L’ex dirigente Fininvest dovrà scontare due anni in carcere per il ruolo avuto nella scalata ad Antoveneta. Ministro per 17 giorni, provò ad avvalersi del legittimo impedimento e fu costretto alle dimissioni.
Forse è davvero arrivata al capolinea la carriera politica di Aldo Brancher, ex pontiere tra Lega e Pdl e ministro senza deleghe per 17 giorni. Il giudice del Tribunale di Milano, Anna Maria Gatto lo ha condannato a 2 anni di reclusione nell’ambito del processo sulla scalata ad Antonveneta, Le accuse per l’ex frate paolino, divenuto manager di Fininvest negli anni ‘80 e parlamentare con Forza Italia nel 2001, erano ricettazione e appropriazione indebita. La sentenza ha accolto in pieno la richiesta del pm.
Aveva provato ad evitare il processo avvalendosi del legittimo impedimento dopo la nomina a ministro per l’attuazione al Federalismo, ufficializzata da Berlusconi all’insaputa degli alleati il 17 giugno scorso. Ma dopo le dimissioni, imposte dalla presa di distanza di Bossi e dalle aspre critiche di Napolitano, Brancher ha dovuto gettare la spugna e lasciarsi giudicare. Nonostante ciò l’ex ministro, che ha chiesto il rito abbreviato per il suo procedimento, non era presente ieri nell’aula del tribunale al momento della lettura della sentenza. «Voglio tutelare la mia famiglia da indebite divulgazioni», così l’ex ministro senza deleghe ha spiegato il motivo della sua assenza in una lettera inviata al giudice Maria Anna Gatto. Una scelta che nemmeno il pm Eugenio Fusco ha compreso: «L’unica persona che poteva fornire una versione diversa da quella di Fiorani era Brancher, ma non l’ha fatto», ha detto prima di chiedere una condanna a 2 anni di reclusione.
Secondo le accuse rivoltegli da Giampiero Fiorani durante gli interrogatori, Brancher avrebbe incassato, tra il dicembre e il novembre del 2003, 420 mila euro, derivanti da plusvalenze su azioni Tim e Autostrada, manovrate, stando alla ricostruzione del pm, direttamente dalla Banca popolare di Lodi per favorire il profitto dell’ex ministro. Questo gli è valsa la prima imputazione per appropriazione indebita.

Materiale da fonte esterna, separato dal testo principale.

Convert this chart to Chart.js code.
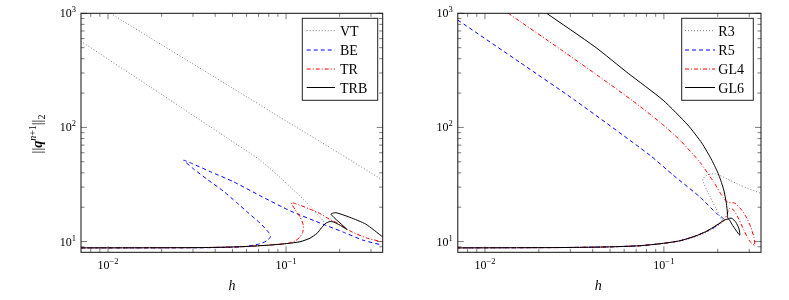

L’accusa di ricettazione riguarda invece altri 600 mila euro, che l’ex uomo Finivest avrebbe ricevuto in diverse tranche: 100 mila consegnati in contanti da un collaboratore di Fiorani in un autogrill; altri 100 mila, a Roma nel 2005, dopo la bocciatura del decreto sul risparmio decretata direttamente dall’ufficio di competenza di Brancher, che all’epoca era sottosegretario al ministero del Welfare, retto da Maroni; l’ultimo versamento di 200 mila euro risale invece al marzo dello stesso anno. I soldi sarebbero stati il tornaconto per i buoni uffici svolti da Brancher in ambiente governativo per favorire l’opa su Antonveneta del Banco popolare di Lodi.
Nell’inchiesta furono coinvolti anche il sottosegretario Paolo Romani, l’ex presidente di Bankitalia Antonio Fazio e Roberto Calderoli cui Fiorani rivelò di aver donato una grossa somma di denaro per il salvataggio di Crediteuornord, istiuto di credito vicino alla Lega. Calderoli, che non ha mai ricevuto alcun avviso di garanzia in merito, è diventato poi uno dei più importanti sponsor di Brancher ministro.